Niagara Falls Mayor Paul Dyster is known for running one of the most secretive administrations in recent city history. Freedom of Information Law requests need to be filed in order to obtain even the most routine public documents and high priced consultants reports have been put away in drawers and forgotten about if they are at odds with the storyline Dyster himself has created.
Three very high profile instances that illustrate this obsession with secrecy and a general lack of transparency have also, ironically enough, generated considerable headlines in recent years.
The city’s parking meter “plan,” the probability of do-nothing Buffalo developer Mark Hamister ever actually building a hotel downtown and the chances that Niagara Falls will ever again have a real city engineer have been the subject of countless newspaper stories, and yet no one, it seems, is able to answer the questions raised.
The parking plan passed last week by the city Council will cost $355,193 to buy and install roughly 40 pay stations governing about 270 parking spaces in the city’s hotel and tourism district. When Dyster first talked about parking, this tourism district proposal was referred to as “Phase 1” of a larger project that would have seen meters installed on Pine Avenue and Main Street.
Nobody’s talking about that anymore, but that doesn’t mean the plan has been abandoned.
The meters will cost around $100,000 a year to operate and generate around $176,000 in revenue, according to a 2011 report by the city’s parking consultant, Desman Associates.
Even if that prediction holds up, it will take nearly five years to earn enough profit to pay for the initial cost of the meters.
The Hamister hotel project is another news story that is now old enough to have grown whiskers. Will Mark Hamister actually build a hotel on the land he was offered for a pittance by the Dyster administration?
In 2013, the rush for work to begin was so acute that formerly popular city councilman Sam Fruscione lost his seat after being portrayed in the media as an obstructionist for simply asking whether Hamister had the money to build the hotel.
It turned out of course that he didn’t, and the intervening years have seen the scope of the project scaled back even as projected costs have mushroomed.
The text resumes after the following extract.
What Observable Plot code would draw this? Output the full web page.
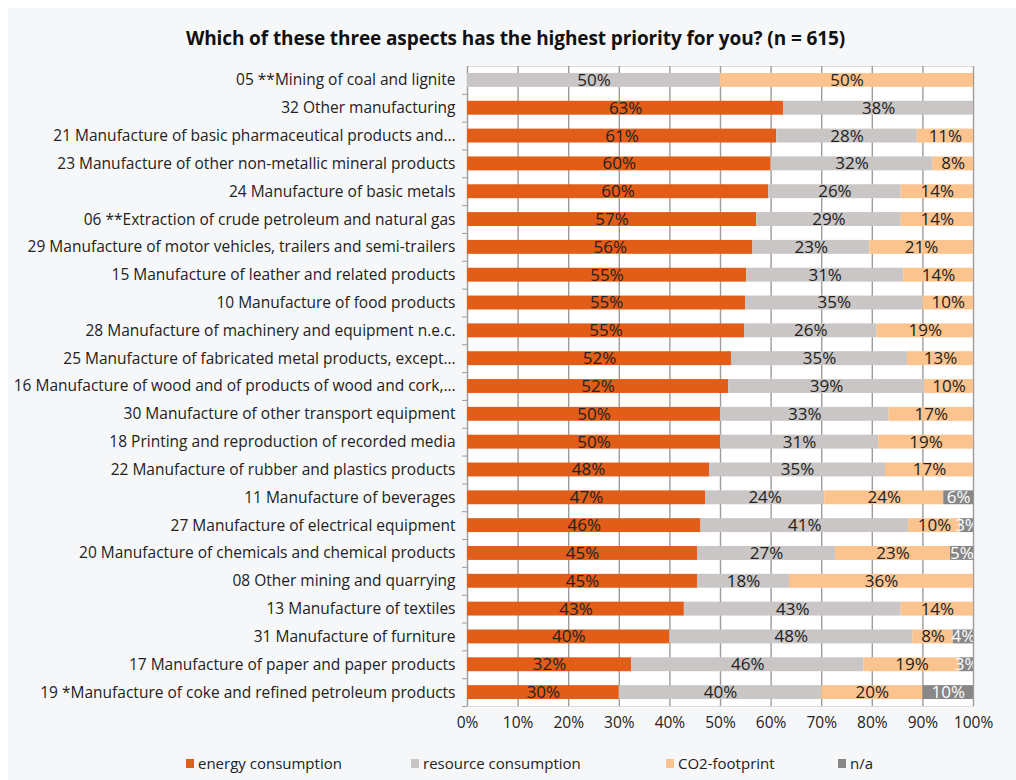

What is now planned is an $18 million boxy business class hotel that will now reportedly cost $35 million – about twice the true cost in an apparent fraudulent attempt to escalate the price to get more taxpayer money.
If it ever gets built.
And the woeful tale of Dyster’s adventures in finding a city engineer have generated reams of newspaper copy and, most recently, an advertisement.
Offering a salary of $95,500 a year, the ad – which was placed several months ago – seeks candidates to fill a “Professional engineering and policy influencing advisory level position” that would require a state public engineering license and five years’ experience in heavy highway construction. City residency would be required after six months, the ad states.
Dyster had one city engineer who had no license, another who was let go for not living in the city and a third who was fired after reporting work site safety violations to the federal Occupational Safety and Health Administration.
For the majority of his time in office, the city has made do with high priced engineering consultants, who were often Dyster campaign contributors.